Walpole wins battle of wills against St. John’s Prep in 1-0 thriller

WALPOLE — It really shouldn’t be much of a surprise anymore that when Walpole and St. John’s Prep get together on the diamond, it usually turns out to be a good one.

Friday afternoon at Bird Middle School proved to be no exception as the teams battled through seven and a half scoreless innings before the Timberwolves’ Richie Hayes delivered a walk-off single with two outs in the bottom of the eighth to give Walpole a 1-0 win.

“We’ve had so many great battles with them over the years,” Walpole coach Chris Costello said. “St. John’s is a team where you don’t look at their record. They have so many kids that are super competitive and talented.”

For much of the afternoon it felt like one run was going to be enough to win, thanks in large part to starting pitchers Andrew Burke of Walpole (8-2) and St. John’s (3-5) lefty Braeden Hurley.

Both teams had chances early against each starter. Walpole had Mike Corrigan at third with one out in the first and failed to score while the Prep’s Jack DiFilippo tripled in the second but was stranded there.

After that, both pitchers settled into a groove and began trading zeroes on the scoreboard.

Walpole left a pair in the bottom of the fifth before the Eagles did the same in the top of the sixth.

In the top of the seventh, Walpole catcher Ryan Walsh stepped into the spotlight. After Nic Lembo reached second on a error to begin the inning, Walsh threw him out trying to steal third.

After Burke walked DiFilippo, he departed in favor of reliever Will Hendricks, who struck out Dylan Gaudet before Walsh ended the inning by gunning down pinch runner Vasily Scangas as he tried to steal second.

“That’s a senior leader and captain stepping up and making contributions defensively,” Costello said.

Hurley then did some fine escape work in the bottom of the inning, pitching around a leadoff error and a single by Shane Harrington to strand the winning run at third base.

Hendricks worked a perfect eighth before his teammates finally found a way to push a run across against reliever Alex Cianciarusso in the bottom of the inning.
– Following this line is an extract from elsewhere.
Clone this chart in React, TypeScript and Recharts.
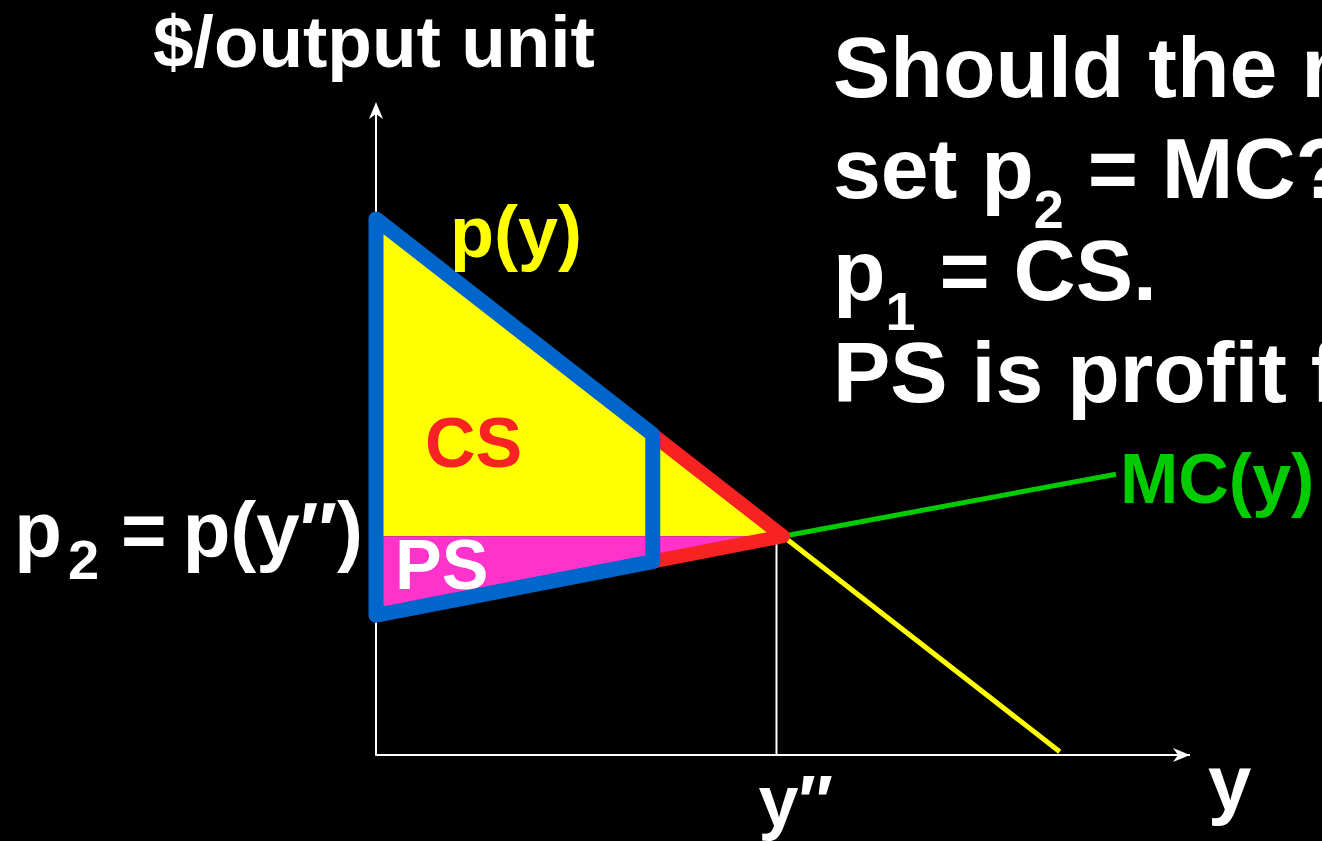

After Cianciarusso got the first two men, Hendricks reached on the third Prep error of the game. Hayes then singled just in front of a diving Lembo in center to score the winning run.

“We got a break and Richie came through for us,” Costello said. “We went a little against convention there with lefty on lefty but we knew the moment wasn’t going to be too big for Richie.”